Rien ne lui ressemble moins que le fécond polygraphe, intarissable romancier, le chroniqueur infatigable, J. P. R. James, qui vient de publier un roman assez pâle intitulé : Forest Days, et un recueil de biographies politiques traduites à peu près textuellement des écrivains étrangers. James ne pense ni bien ni mal, et n’écrit ni d’une façon illisible, ni d’une manière distinguée. C’est un de ces écrivains qui plaisent au commerce, qui ne déplaisent pas aux rivaux, qui n’effraient personne, exercent honnêtement leur industrie, livrent leurs ouvrages avec exactitude, n’ont pas d’idée ni de caprice, font le roman, le drame, l’histoire, la chronique et la critique également bien, travaillent même dans la poésie, et meurent en laissant leur boutique achalandée et florissante. Cette médiocrité a ses mérites ; elle entretient le marché et consomme du papier, des caractères et de l’encre. Malheureusement la vérité n’y gagne rien, le lieu-commun se propage, le public vit de vieilleries et de frivolités retournées ; la métamorphose du penseur en artisan n’est rien moins que le dernier avilissement de l’esprit.

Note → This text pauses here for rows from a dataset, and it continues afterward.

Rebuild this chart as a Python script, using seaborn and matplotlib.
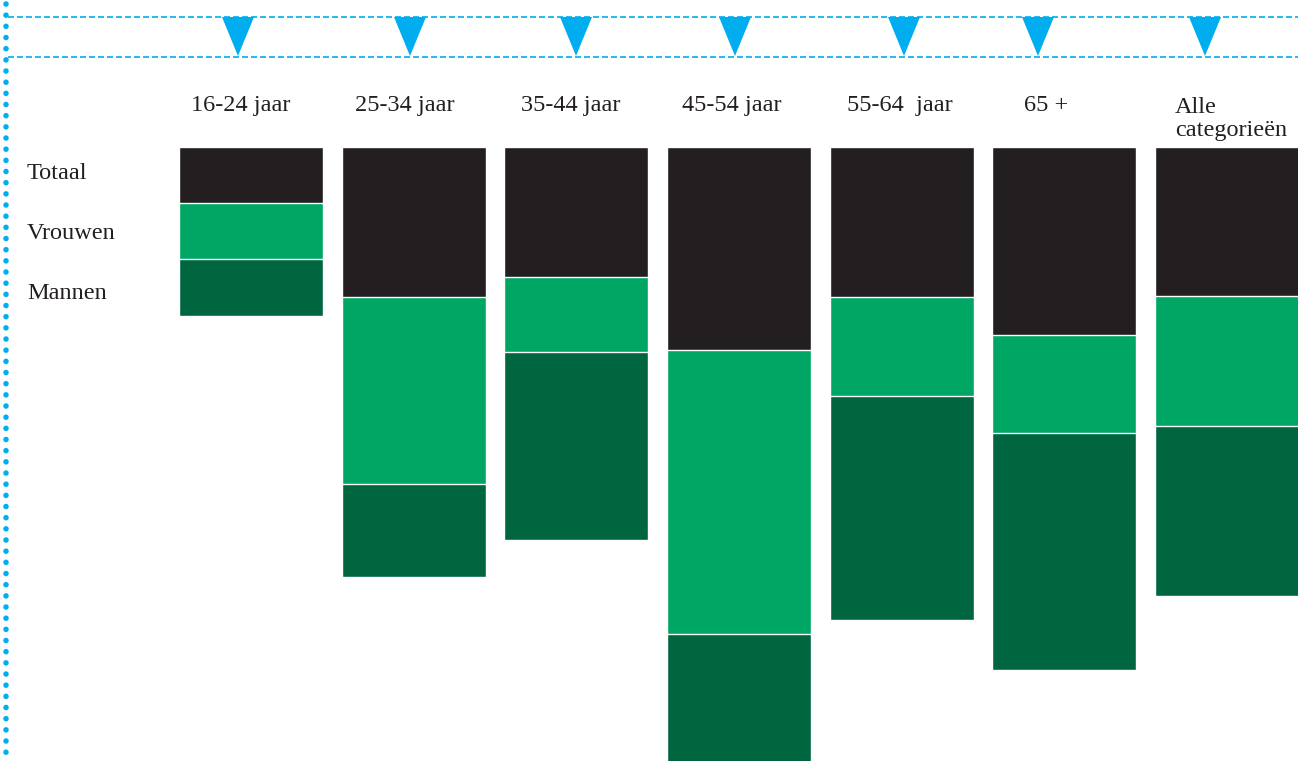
import matplotlib
matplotlib.use("Agg")
import matplotlib.pyplot as plt
import seaborn as sns
import pandas as pd

# data (segment heights)
categories = ["16-24 jaar", "25-34 jaar", "35-44 jaar", "45-54 jaar", "55-64  jaar", "65 +", "Alle\ncategorieën"]
totaal = [56, 150, 130, 203, 150, 188, 149]
vrouwen = [56, 187, 75, 284, 99, 98, 130]
mannen = [57, 93, 188, 128, 224, 237, 170]
row_labels = ["Totaal", "Vrouwen", "Mannen"]

BLACK = "#231f20"
GREEN = "#00a664"
DARK = "#006640"
CYAN = "#00aeef"

sns.set_theme(style="white")
plt.rcParams["font.family"] = ["Liberation Serif", "DejaVu Serif"]

df = pd.DataFrame({"cat": categories, "totaal": totaal, "vrouwen": vrouwen, "mannen": mannen})
df["c1"] = df["totaal"]
df["c2"] = df["c1"] + df["vrouwen"]
df["c3"] = df["c2"] + df["mannen"]

W, H = 1298, 761
fig = plt.figure(figsize=(W / 100, H / 100), dpi=100)

# bar axes: positioned in pixels, bars hang down from y=147
x0, x1 = 170.0, 1308.0
y_top, y_bot = 147, 761
ax = fig.add_axes([x0 / W, 0, (x1 - x0) / W, (y_bot - y_top) / H])
for col, c in [("c3", DARK), ("c2", GREEN), ("c1", BLACK)]:
    sns.barplot(data=df, x="cat", y=col, color=c, width=0.886, edgecolor="white",
                linewidth=1.0, saturation=1, ax=ax)
ax.set_ylim(y_bot - y_top, 0)
ax.set_xlim(-0.5, 6.5)
ax.axis("off")

# overlay in pixel coordinates for labels and decoration
ov = fig.add_axes([0, 0, 1, 1], zorder=3)
ov.set_xlim(0, W)
ov.set_ylim(H, 0)
ov.axis("off")
ov.patch.set_alpha(0)

label_x = [191, 355, 521, 682, 847, 1024, 1175]
tri_x = [238, 410, 576, 735, 904, 1038, 1205]
for lx, lab in zip(label_x, categories):
    ov.text(lx, 111 if "\n" not in lab else 136, lab, ha="left", va="baseline",
            fontsize=17.5, color=BLACK, linespacing=1.15)

for i, lab in enumerate(row_labels):
    ov.text(27, 179 + 60 * i, lab, ha="left", va="baseline", fontsize=17.5, color=BLACK)

# dashed guide lines and triangles
for yy in (17, 57):
    ov.plot([8, W], [yy, yy], color=CYAN, lw=1.2, dashes=(3.6, 1.8))
for tx in tri_x:
    ov.fill([tx - 16, tx + 16, tx], [17, 17, 56], color=CYAN, lw=0)

# dotted vertical line on the left
ov.plot([6, 6], [4, H], color=CYAN, lw=4.0, linestyle=(0, (0.01, 2.0)),
        dash_capstyle="round", solid_capstyle="round")

fig.savefig("out.png", dpi=100)
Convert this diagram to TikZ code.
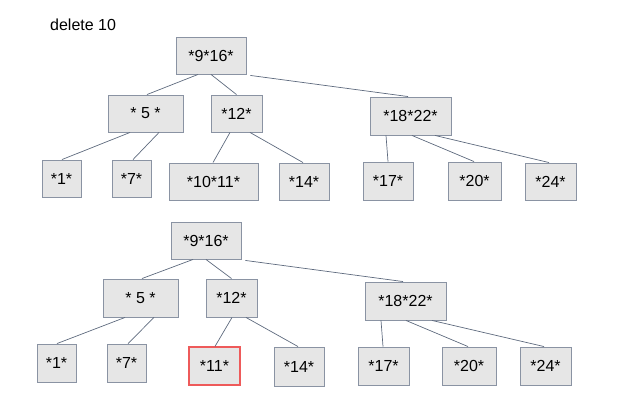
\documentclass[tikz,border=0pt]{standalone}
\usepackage{fontspec}
\setmainfont{Liberation Sans}
\definecolor{boxfill}{HTML}{E6E6E6}
\definecolor{boxline}{HTML}{8A93A3}
\definecolor{edgeline}{HTML}{5E6A7E}
\definecolor{redline}{HTML}{EE5A5A}
\begin{document}
\begin{tikzpicture}[x=1pt,y=-1pt,
  box/.style={draw=boxline, fill=boxfill, line width=0.9pt, inner sep=0pt, minimum height=37pt,
    font=\fontsize{16}{19}\selectfont, anchor=center},
  redbox/.style={box, draw=redline, line width=1.2pt},
  edge/.style={draw=edgeline, line width=0.7pt},
  lbl/.style={font=\fontsize{16}{19}\selectfont, inner sep=0pt}]
\useasboundingbox (0,0) rectangle (617,409);
\node[lbl, anchor=west] (title) at (50,25) {delete 10};
% top tree
\node[box, minimum width=70pt] (rootA) at (211,55.5) {*9*16*};
\node[box, minimum width=75pt] (fiveA) at (145.5,113.5) {* 5 *};
\node[box, minimum width=51pt] (twelveA) at (236.5,113.5) {*12*};
\node[box, minimum width=81pt, minimum height=38pt] (eighteenA) at (410.5,116) {*18*22*\hspace{9pt}};
\node[box, minimum width=39pt] (oneA) at (61.5,178.5) {*1*};
\node[box, minimum width=39pt] (sevenA) at (131.5,178.5) {*7*};
\node[box, minimum width=89pt] (tenA) at (213.5,181.5) {*10*11*};
\node[box, minimum width=50pt] (fourteenA) at (304,181.5) {*14*};
\node[box, minimum width=50pt, minimum height=38pt] (seventeenA) at (388,181) {*17*};
\node[box, minimum width=53pt, minimum height=38pt] (twentyA) at (474.5,181) {*20*};
\node[box, minimum width=51pt] (twentyfourA) at (550.5,181.5) {*24*};
\draw[edge] ([xshift=-13pt]rootA.south) -- ([xshift=1.5pt]fiveA.north);
\draw[edge] (rootA.south) -- (twelveA.north);
\draw[edge] ([xshift=4pt,yshift=-1pt]rootA.south east) -- ([xshift=-2.5pt]eighteenA.north);
\draw[edge] ([xshift=-15.5pt]fiveA.south) -- ([xshift=0.5pt]oneA.north);
\draw[edge] ([xshift=13.5pt]fiveA.south) -- ([xshift=1.5pt]sevenA.north);
\draw[edge] ([xshift=-6.5pt]twelveA.south) -- ([xshift=-0.5pt]tenA.north);
\draw[edge] ([xshift=13.5pt]twelveA.south) -- ([xshift=-1pt]fourteenA.north);
\draw[edge] ([xshift=-24.5pt]eighteenA.south) -- (seventeenA.north);
\draw[edge] ([xshift=1.5pt]eighteenA.south) -- ([xshift=-0.5pt]twentyA.north);
\draw[edge] ([xshift=24.5pt]eighteenA.south) -- ([xshift=-1.5pt]twentyfourA.north);
% bottom tree
\node[box, minimum width=70pt] (rootB) at (206,240.5) {*9*16*};
\node[box, minimum width=75pt, minimum height=38pt] (fiveB) at (140.5,298) {* 5 *};
\node[box, minimum width=51pt, minimum height=38pt] (twelveB) at (231.5,298) {*12*};
\node[box, minimum width=81pt, minimum height=38pt] (eighteenB) at (405.5,301) {*18*22*\hspace{9pt}};
\node[box, minimum width=39pt, minimum height=38pt] (oneB) at (56.5,363) {*1*};
\node[box, minimum width=39pt, minimum height=38pt] (sevenB) at (126.5,363) {*7*};
\node[redbox, minimum width=51pt, minimum height=38pt] (elevenB) at (214.5,366) {*11*};
\node[box, minimum width=50pt, minimum height=39pt] (fourteenB) at (299,366.5) {*14*};
\node[box, minimum width=51pt, minimum height=38pt] (seventeenB) at (383.5,366) {*17*};
\node[box, minimum width=54pt, minimum height=38pt] (twentyB) at (469,366) {*20*};
\node[box, minimum width=51pt, minimum height=38pt] (twentyfourB) at (545.5,366) {*24*};
\draw[edge] ([xshift=-13pt]rootB.south) -- ([xshift=1.5pt]fiveB.north);
\draw[edge] (rootB.south) -- (twelveB.north);
\draw[edge] ([xshift=4pt,yshift=-1pt]rootB.south east) -- ([xshift=-2.5pt]eighteenB.north);
\draw[edge] ([xshift=-15.5pt]fiveB.south) -- ([xshift=0.5pt]oneB.north);
\draw[edge] ([xshift=13.5pt]fiveB.south) -- ([xshift=1.5pt]sevenB.north);
\draw[edge] ([xshift=0.5pt]twelveB.south) -- ([xshift=0.5pt]elevenB.north);
\draw[edge] ([xshift=14.5pt]twelveB.south) -- ([xshift=-1pt]fourteenB.north);
\draw[edge] ([xshift=-24.5pt]eighteenB.south) -- ([xshift=-0.5pt]seventeenB.north);
\draw[edge] ([xshift=0.5pt]eighteenB.south) -- ([xshift=-1pt]twentyB.north);
\draw[edge] ([xshift=26.5pt]eighteenB.south) -- ([xshift=-1.5pt]twentyfourB.north);
\end{tikzpicture}
\end{document}
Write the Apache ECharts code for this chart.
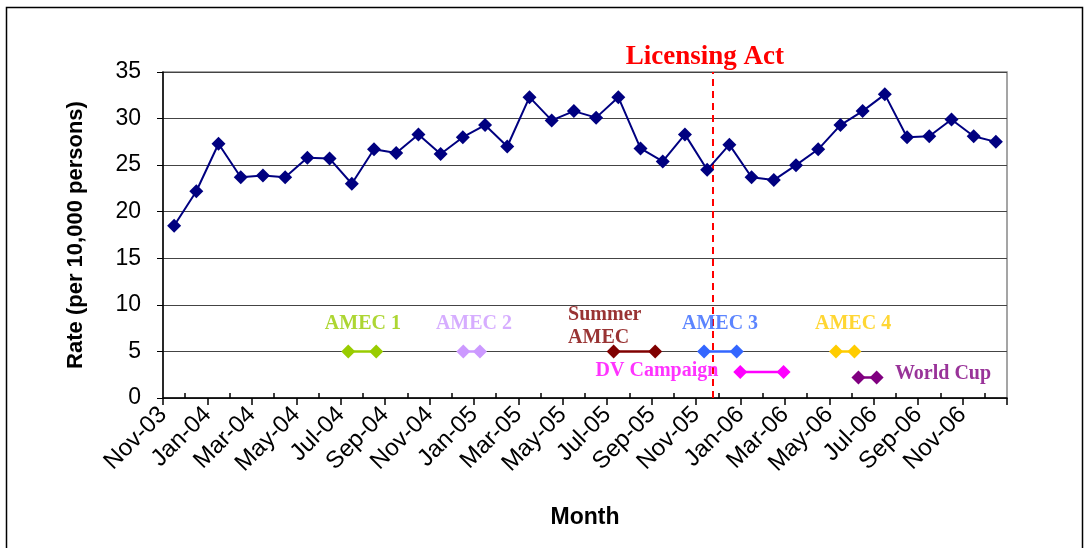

Le recueil des discours prononcés par lord Campbell[1], long-temps avocat et membre de la chambre des communes, puis grand-chancelier d’Irlande et attorney-general, mérite une mention bien autrement honorable. Comme lord Brougham, il a bâti l’édifice de sa fortune de ses propres mains, à force de laborieuse persévérance, d’activité et de talent ; cela n’étonne personne en Angleterre, où les Burke, les Canning, les Peel, les Fox et les Brougham n’ont jamais été flétris du nom de parvenus. Le caractère de son talent d’avocat est la simplicité et la lucidité de l’exposition ; il a fait peu d’usage de ces grands mouvemens et de ces violentes hypothèses dont nos avocats se servent si volontiers, et qui, devant un jury habitué à l’exer-

  1. Speeches of lord Campbell, etc.